O Ramones da sci-fi: saudades de John Carpenter
Ao assistir ao ‘Duna’, senti saudades de John Carpenter.
Aparentemente, boa parte da galáxia já assistiu ao novo “Duna”. Que bom, assim eu não preciso entrar em detalhes sobre toda a obsessiva jornada cultural do livro de Frank Herbert no Ocidente.
Haja débito cármico: desde seu lançamento, em 1965, essa história vem gastando dinheiro e massa encefálica de muita gente por aí, de David Lynch a Alejandro Jodorowsky, sem falar em executivos, críticos, fãs, etc. Será que, agora, finalmente exorcizaremos esse espírito obsessor?
Claro, a adaptação de Denis Villeneuve é tudo aquilo que, atualmente, se espera de um filme desse tipo: épico e super bem produzido. Mas, num certo momento, você não sabe se está assistindo a “Game of Thrones”, “Foundation”, “Star Wars” ou a qualquer outro. Às vezes, até os atores são os mesmos.
Como diria Byung-Chul Han, talvez isso seja resultado da Sociedade do Cansaço. Ou (alguns de nós, privilegiados) estão simplesmente empanturrados de tanto escapismo.
De qualquer forma, é certo que “Duna” reforça uma certa fadiga de obras de sci-fi grandiosas. Não é culpa do livro. Nem do diretor. A culpa é do excesso de oferta.
Por um lado, esse cenário lembra um pouco o mito da luta entre punk e rock progressivo, que a imprensa cultural espalhou nos anos 1980: quando o virtuosismo técnico e a complexidade imperavam, surgiu a necessidade de cultuar a simplicidade, o improviso, a precariedade e o “faça por si mesmo”.
Por outro lado, a Internet está cheia de amadorismo, circulando numa velocidade incrível — o que também cansa.
Essa é uma encruzilhada cultural, criada pela velocidade de produção e consumo de informação.
O filme de Villeneuve deve ser bom. Mas não deu tempo de perceber. Eram muitas emoções surgindo sucessivamente.

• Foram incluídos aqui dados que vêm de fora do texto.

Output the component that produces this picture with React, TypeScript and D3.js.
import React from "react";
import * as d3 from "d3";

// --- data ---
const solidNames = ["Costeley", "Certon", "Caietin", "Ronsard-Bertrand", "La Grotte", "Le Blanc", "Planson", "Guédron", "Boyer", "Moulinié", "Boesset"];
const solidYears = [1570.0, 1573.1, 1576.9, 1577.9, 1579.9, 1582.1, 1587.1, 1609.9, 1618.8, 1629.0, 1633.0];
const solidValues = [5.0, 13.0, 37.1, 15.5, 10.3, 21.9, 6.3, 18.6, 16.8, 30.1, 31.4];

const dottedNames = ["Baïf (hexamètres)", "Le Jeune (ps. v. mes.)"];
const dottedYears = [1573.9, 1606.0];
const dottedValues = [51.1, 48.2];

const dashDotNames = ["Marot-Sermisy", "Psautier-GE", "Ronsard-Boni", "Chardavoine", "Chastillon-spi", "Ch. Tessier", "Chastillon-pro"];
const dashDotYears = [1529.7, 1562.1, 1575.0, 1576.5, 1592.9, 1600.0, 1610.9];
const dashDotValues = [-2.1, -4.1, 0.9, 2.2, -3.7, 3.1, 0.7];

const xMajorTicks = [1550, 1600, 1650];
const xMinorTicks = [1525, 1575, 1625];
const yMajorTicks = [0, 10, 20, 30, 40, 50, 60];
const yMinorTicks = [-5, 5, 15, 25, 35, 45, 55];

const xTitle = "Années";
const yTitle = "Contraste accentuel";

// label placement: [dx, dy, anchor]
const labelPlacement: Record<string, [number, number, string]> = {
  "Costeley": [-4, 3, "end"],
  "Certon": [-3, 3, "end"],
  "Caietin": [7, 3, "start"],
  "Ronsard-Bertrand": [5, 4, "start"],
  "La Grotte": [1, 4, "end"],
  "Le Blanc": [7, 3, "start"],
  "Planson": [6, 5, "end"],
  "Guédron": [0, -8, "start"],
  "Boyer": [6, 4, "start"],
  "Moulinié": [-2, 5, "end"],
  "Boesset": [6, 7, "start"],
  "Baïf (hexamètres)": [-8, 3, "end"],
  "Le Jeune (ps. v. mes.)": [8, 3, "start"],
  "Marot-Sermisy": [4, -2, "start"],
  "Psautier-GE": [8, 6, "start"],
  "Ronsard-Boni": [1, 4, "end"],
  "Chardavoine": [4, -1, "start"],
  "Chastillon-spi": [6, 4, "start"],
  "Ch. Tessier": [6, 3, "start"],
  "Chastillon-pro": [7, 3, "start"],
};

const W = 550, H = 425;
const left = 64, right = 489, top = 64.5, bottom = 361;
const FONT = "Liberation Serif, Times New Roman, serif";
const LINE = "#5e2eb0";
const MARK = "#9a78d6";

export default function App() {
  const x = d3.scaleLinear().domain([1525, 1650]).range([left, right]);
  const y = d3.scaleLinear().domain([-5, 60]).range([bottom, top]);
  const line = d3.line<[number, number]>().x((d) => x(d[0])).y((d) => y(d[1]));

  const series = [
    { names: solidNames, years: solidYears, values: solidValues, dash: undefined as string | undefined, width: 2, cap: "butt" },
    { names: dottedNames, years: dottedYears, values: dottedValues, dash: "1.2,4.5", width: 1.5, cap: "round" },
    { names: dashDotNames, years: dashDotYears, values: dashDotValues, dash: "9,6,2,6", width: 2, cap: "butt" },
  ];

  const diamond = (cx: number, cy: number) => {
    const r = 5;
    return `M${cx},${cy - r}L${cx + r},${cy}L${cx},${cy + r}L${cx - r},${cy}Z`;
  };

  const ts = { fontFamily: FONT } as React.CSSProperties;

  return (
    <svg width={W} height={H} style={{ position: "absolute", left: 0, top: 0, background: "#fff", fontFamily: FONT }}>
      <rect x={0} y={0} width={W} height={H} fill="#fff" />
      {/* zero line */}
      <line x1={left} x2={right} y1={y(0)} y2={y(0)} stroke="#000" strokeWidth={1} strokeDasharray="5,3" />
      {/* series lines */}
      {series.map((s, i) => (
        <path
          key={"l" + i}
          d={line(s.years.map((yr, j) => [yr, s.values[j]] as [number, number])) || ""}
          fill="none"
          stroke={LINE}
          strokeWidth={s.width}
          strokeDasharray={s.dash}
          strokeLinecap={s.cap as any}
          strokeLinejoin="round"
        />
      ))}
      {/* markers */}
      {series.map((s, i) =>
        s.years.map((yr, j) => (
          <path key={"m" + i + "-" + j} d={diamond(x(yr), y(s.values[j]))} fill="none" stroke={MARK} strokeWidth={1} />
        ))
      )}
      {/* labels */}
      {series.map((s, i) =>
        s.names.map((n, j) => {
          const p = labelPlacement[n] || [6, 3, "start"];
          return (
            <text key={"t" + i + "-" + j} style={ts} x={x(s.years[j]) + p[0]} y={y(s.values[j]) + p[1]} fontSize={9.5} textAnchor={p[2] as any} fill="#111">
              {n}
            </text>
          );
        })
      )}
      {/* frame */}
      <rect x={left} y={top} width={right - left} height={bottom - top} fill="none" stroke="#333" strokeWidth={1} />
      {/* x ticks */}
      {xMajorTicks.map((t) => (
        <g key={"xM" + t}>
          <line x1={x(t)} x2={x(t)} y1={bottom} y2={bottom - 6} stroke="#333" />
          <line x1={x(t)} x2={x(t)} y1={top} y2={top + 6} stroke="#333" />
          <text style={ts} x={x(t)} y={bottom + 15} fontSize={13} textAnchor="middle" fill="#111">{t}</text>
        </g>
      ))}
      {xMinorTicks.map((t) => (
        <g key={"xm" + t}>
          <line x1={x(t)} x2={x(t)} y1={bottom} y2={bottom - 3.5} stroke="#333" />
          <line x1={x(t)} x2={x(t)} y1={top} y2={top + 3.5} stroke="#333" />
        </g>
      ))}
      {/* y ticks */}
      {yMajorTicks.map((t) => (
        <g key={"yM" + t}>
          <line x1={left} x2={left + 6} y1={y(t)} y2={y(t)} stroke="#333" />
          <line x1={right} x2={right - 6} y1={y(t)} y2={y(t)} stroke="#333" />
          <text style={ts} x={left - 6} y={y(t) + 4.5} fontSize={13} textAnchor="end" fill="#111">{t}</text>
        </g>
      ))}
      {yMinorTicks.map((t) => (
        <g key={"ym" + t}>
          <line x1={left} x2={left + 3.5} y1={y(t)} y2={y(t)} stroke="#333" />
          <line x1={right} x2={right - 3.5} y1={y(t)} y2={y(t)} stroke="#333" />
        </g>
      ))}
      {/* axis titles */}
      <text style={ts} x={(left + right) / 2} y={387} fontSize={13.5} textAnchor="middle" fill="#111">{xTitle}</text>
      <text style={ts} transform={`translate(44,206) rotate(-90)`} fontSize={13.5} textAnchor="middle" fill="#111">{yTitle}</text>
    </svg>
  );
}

É preciso ser diligente para quebrar a compulsão pela próxima sensação grandiosa. É preciso ter disciplina para aceitar pausar, rever, reler e repensar. Hoje em dia, é como tentar ver a paisagem enquanto se nada contra a correnteza. Difícil, mas possível.
De qualquer forma, quem seriam os Ramones da ficção científica? Ora, se você me conhece há algum tempo, talvez já saiba a resposta: “Dark Star – A Spaced Out Odissey”, de 1974, dirigido por ninguém menos do que John Carpenter. É o meu filme de sci-fi favorito. O melhor? Certamente, não. Nem precisa ser.
Trata-se da história de quatro hippies barbudões, lixeiros do espaço, que convivem há 3 anos, numa nave. Se você sofreu no isolamento da pandemia, imagine essa situação. Para eles, o espaço é burocrático: um trabalho, não uma aventura tecnológica contra um império.
Até mesmo o computador de bordo é temperamental. Mais para Bartleby do que para Hal 9000. Em “Dark Star”, a máquina é pura lógica, pura empáfia discursiva: não basta puxar a tomada, é preciso debater, convencê-la a colaborar. Ela é tão eficiente que se torna uma ameaça à maluca, desorganizada e fedorenta tripulação humana. “Por favor, desarme essa bomba”. “Prefiro não”.
John Carpenter anda focado na sua carreira de músico, fazendo trilhas sonoras para filmes de suspense. Faz falta. Se é para ser obcecado com Duna, imagine o que seria uma versão do livro dirigida por ele. Alguém teria um alien-bolha como animal de estimação?
(*) Eduf é cientista social, publica na internet desde 1996. Escreve, produz podcasts e desenvolve websites.